New Zealand is well-placed to use cultural diplomacy. For one, it is a Pacific nation. A significant percentage of its population has Pacific ancestry and the domestic links to the region are substantial.

MFAT’s current range of activities includes scholarships through the New Zealand aid programme (NZAP), cultural and educational connections and a noticeable focus on sport. Immediate gains could be made by increased funding for scholarships and academic or students exchanges.

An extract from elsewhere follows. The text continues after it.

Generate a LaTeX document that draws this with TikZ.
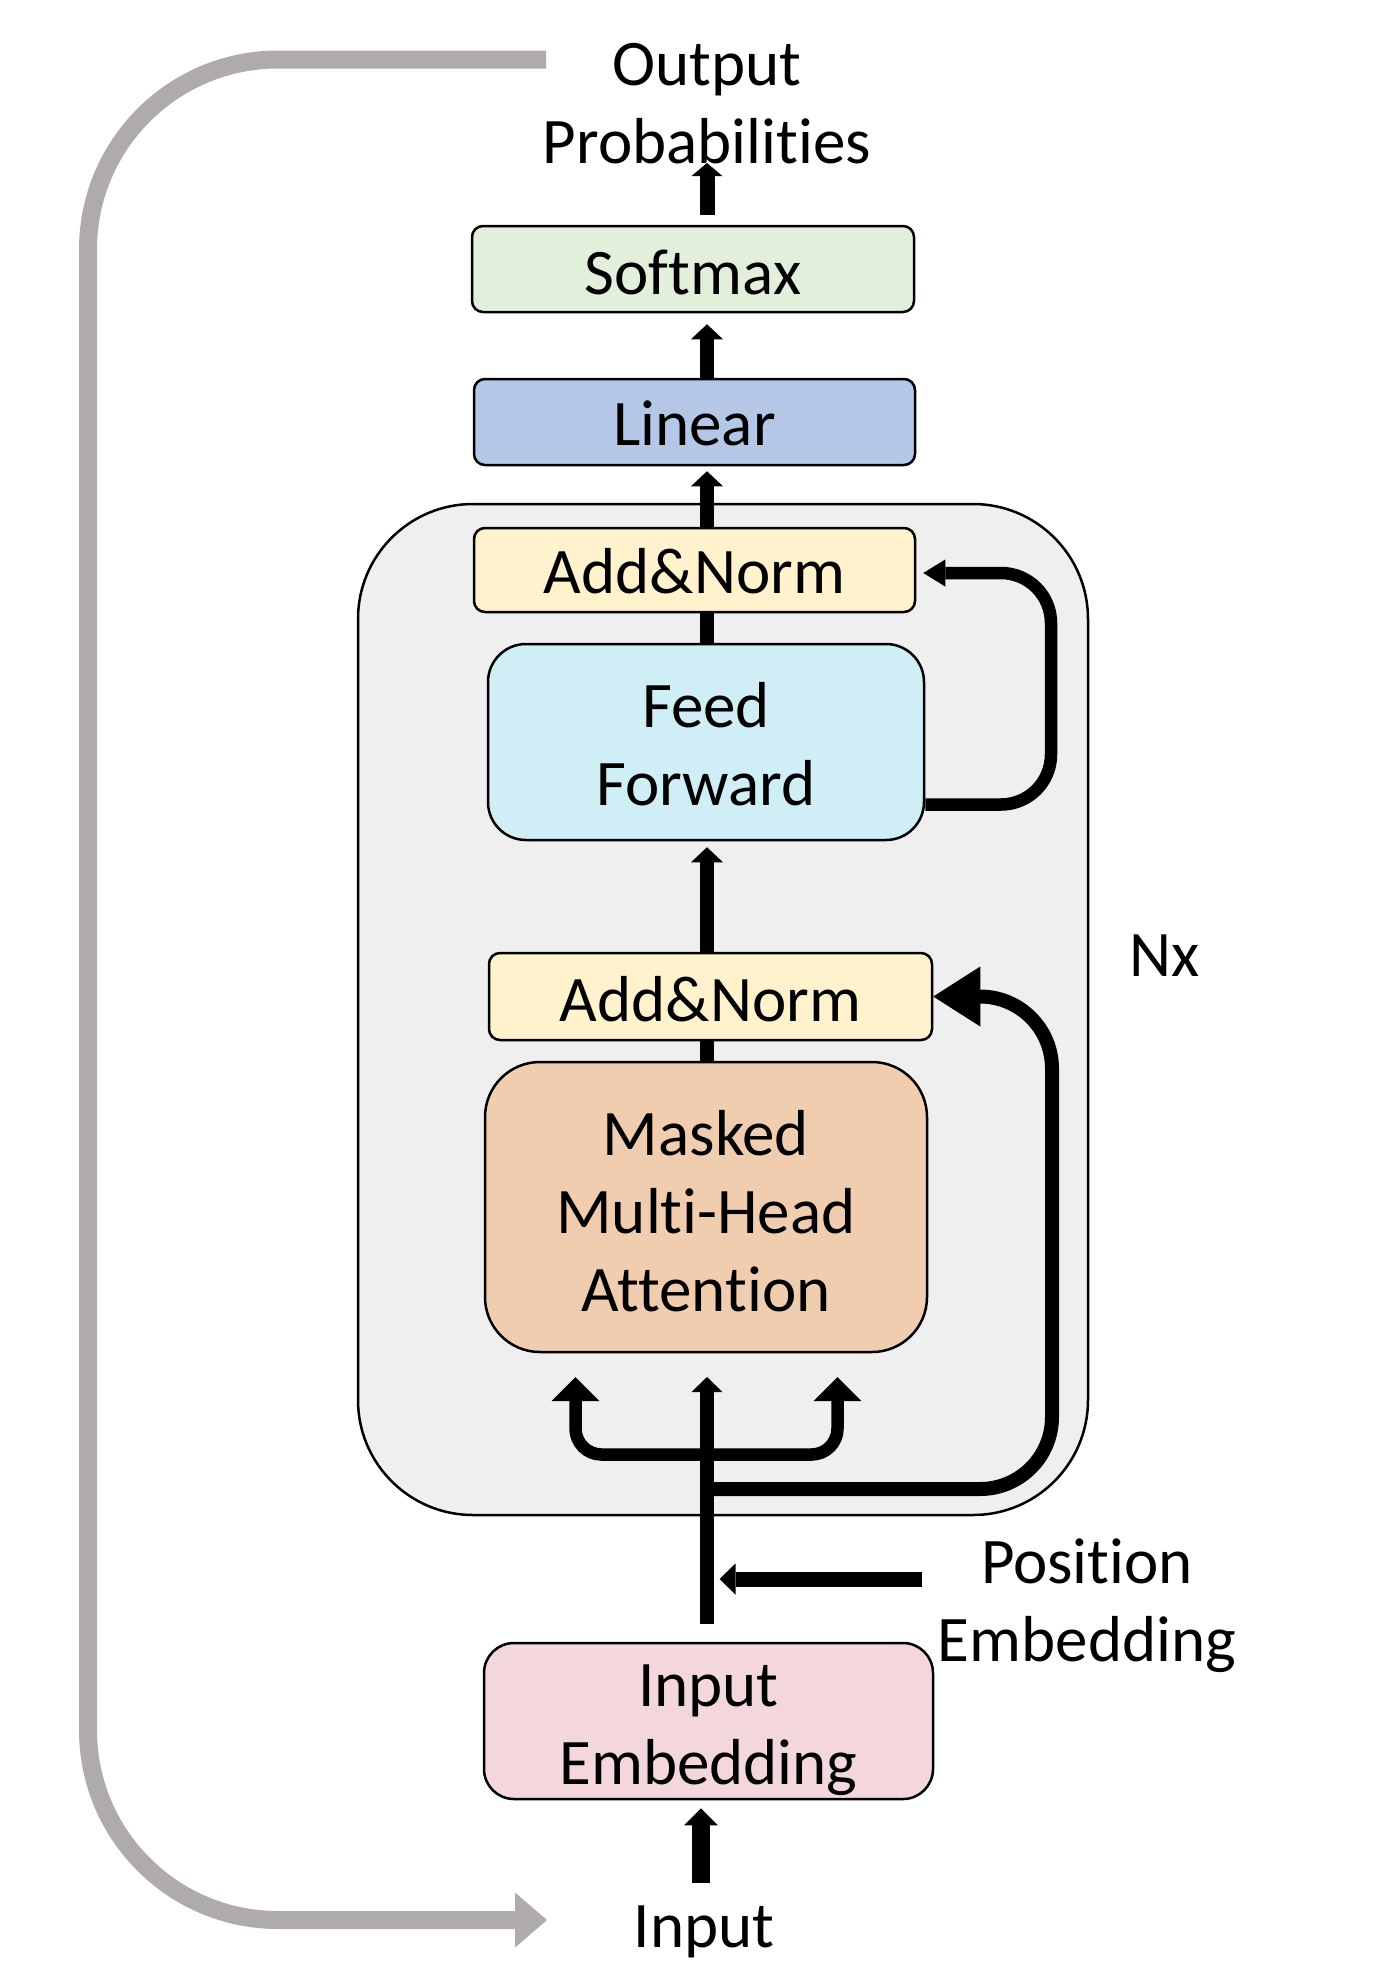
\documentclass[tikz,border=0pt]{standalone}
\usepackage{fontspec}
\setmainfont{Carlito}[Ligatures=NoCommon]
\usetikzlibrary{arrows.meta,calc}
\definecolor{cSoft}{HTML}{E2EFDA}
\definecolor{cLin}{HTML}{B4C7E7}
\definecolor{cAN}{HTML}{FFF2CC}
\definecolor{cFF}{HTML}{CFEEF5}
\definecolor{cMHA}{HTML}{F1CDB0}
\definecolor{cEmb}{HTML}{F3D7DD}
\definecolor{cBox}{HTML}{EFEFEF}
\definecolor{cGray}{HTML}{AFABAB}
\newcommand{\tstrut}[1]{\rule{0pt}{#1pt}}
\begin{document}
\begin{tikzpicture}[x=1pt,y=-1pt,
  lbl/.style={font=\fontsize{65pt}{78pt}\selectfont, align=center, inner sep=0pt},
  blk/.style={draw=black, line width=2.5pt, inner sep=0pt, lbl},
  smallbox/.style={blk, rounded corners=11pt},
  shaftA/.style={line width=14pt, -{Triangle[width=32pt,length=15pt,line width=0pt]}},
  plainshaft/.style={line width=14pt}
]
\useasboundingbox (0,0) rectangle (1381,1979);

% container
\node[draw=black, line width=2.5pt, fill=cBox, rounded corners=115pt,
      minimum width=730pt, minimum height=1011pt, inner sep=0pt] (stack) at (723,1009.5) {};

% blocks
\node[smallbox, fill=cSoft, minimum width=442pt, minimum height=86pt] (softmax) at (693,269) {\tstrut{51}Softmax};
\node[smallbox, fill=cLin, minimum width=441pt, minimum height=86pt] (linear) at (694.5,422) {\tstrut{47}Linear};
\node[smallbox, fill=cAN, minimum width=441pt, minimum height=84pt] (an1) at (694.5,570) {\tstrut{48}Add\&Norm};
\node[blk, fill=cFF, minimum width=436pt, minimum height=196pt, rounded corners=38pt] (ff) at (706,742) {\tstrut{50}Feed\\Forward};
\node[smallbox, fill=cAN, minimum width=443pt, minimum height=87pt] (an2) at (710.5,996.5) {\tstrut{50}Add\&Norm};
\node[blk, fill=cMHA, minimum width=442pt, minimum height=290pt, rounded corners=55pt] (mha) at (706,1207) {\tstrut{53}Masked\\Multi-Head\\Attention};
\node[blk, fill=cEmb, minimum width=449pt, minimum height=156pt, rounded corners=30pt] (emb) at (708.5,1721) {\tstrut{60}Input\\Embedding};

% labels
\node[lbl] (outp) at (707,103.5) {Output\\Probabilities};
\node[lbl, anchor=base] (nx) at (1165,976) {Nx};
\node[lbl] (pos) at (1087,1606) {Position\\Embedding};
\node[lbl, anchor=base] (inp) at (704,1947) {Input};

% coordinates
\coordinate (ax) at (707,0);
\coordinate (r1) at (1051,804.5);
\coordinate (r2) at (1051,573);
\coordinate (r3) at (1052,1489);
\coordinate (fl) at (575.5,1454.5);
\coordinate (fr) at (837.5,1454.5);
\coordinate (tipy) at (0,1377);
\coordinate (pst) at (921.7,1579);
\coordinate (ptip) at (719.5,1579);
\coordinate (inb) at (701,1883);
\coordinate (g1) at (546,59.5);
\coordinate (g2) at (88,59.5);
\coordinate (g3) at (88,1920);
\coordinate (g4) at (547,1920);

% main flow
\draw[line width=15pt, -{Triangle[width=31pt,length=13pt,line width=0pt]}] ([yshift=10pt]softmax.north -| ax) -- ([yshift=1pt]outp.south -| ax);
\draw[shaftA] (linear.north -| ax) -- ([yshift=-11pt]softmax.south -| ax);
\draw[shaftA] (an1.north -| ax) -- ([yshift=-5pt]linear.south -| ax);
\draw[plainshaft] (ff.north -| ax) -- (an1.south -| ax);
\draw[shaftA] (an2.north -| ax) -- ([yshift=-6pt]ff.south -| ax);
\draw[plainshaft] (mha.north -| ax) -- (an2.south -| ax);

% residual around feed forward
\draw[line width=12.5pt, rounded corners=50pt, -{Triangle[width=27pt,length=22pt,line width=0pt]}]
  (ff.east |- r1) -- (r1) -- (r2) -- ([xshift=7pt]an1.east |- r2);

% residual around attention
\draw[line width=14pt, rounded corners=72pt, -{Triangle[width=60pt,length=47pt,line width=0pt]}]
  (ax |- r3) -- (r3) -- (r3 |- an2.east) -- (an2.east);

% fork into attention
\draw[line width=12.5pt, rounded corners=26pt,
  {Triangle[width=48pt,length=24pt,line width=0pt]}-{Triangle[width=48pt,length=24pt,line width=0pt]}]
  (fl |- tipy) -- (fl) -- (fr) -- (fr |- tipy);
\draw[line width=14pt, -{Triangle[width=31pt,length=15pt,line width=0pt]}] ([yshift=18pt]emb.north -| ax) -- (ax |- tipy);

% position embedding
\draw[line width=15pt, -{Triangle[width=31pt,length=16pt,line width=0pt]}] (pst) -- (ptip);

% input
\draw[line width=17.5pt, -{Triangle[width=34pt,length=17pt,line width=0pt]}] (inb) -- ([yshift=-8pt]emb.south -| inb);

% gray loop
\draw[draw=cGray, line width=18pt, rounded corners=190pt, -{Triangle[width=55pt,length=32pt,line width=0pt]}]
  (g1) -- (g2) -- (g3) -- (g4);
\end{tikzpicture}
\end{document}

Scholarships are the gold standard of collaborative, shared-interest cultural diplomacy. For partners in the Pacific, NZAP scholarships provide an opportunity to study at tertiary education institutions that may not be available in their country, in subjects that are essential to the future wellbeing of Pacific states. For New Zealand, a cadre of scholarship recipients also get to know New Zealand. Similarly, academic and student exchanges, in both directions, are a powerful way to connect.

Another step could be increased support for cultural institutions. New Zealand provided substantial funding to replace the Huanaki Cultural Centre in Niue after it was destroyed by Cylcone Heta in 2004, but many other museums, galleries and libraries are also in need of support.

The Vanuatu Cultural Centre is a model, particularly its network of volunteer field workers throughout the country. The Bougainville library project is another example of collaboration, bringing together a New Zealand trust, a Bougainville trust, and Volunteer Services Abroad (VSA) volunteers. Yet, at the time funding was being raised for the project, the New Zealand government did not contribute a cent.

The Pacific barely features in the government’s only dedicated cultural diplomacy fund. The NZ$2 million Cultural Diplomacy International Programmeis aimed at boosting New Zealand’s profile and its economic, trade, tourism, diplomatic and cultural interests. It ostensibly has a focus on the Asia-Pacific region, but in practice the program is primarily concerned only with Asia.

Just one event has taken place in the Pacific since 2009. The fund seems concerned with cultural branding rather than collaboration, but that would be easy to adjust.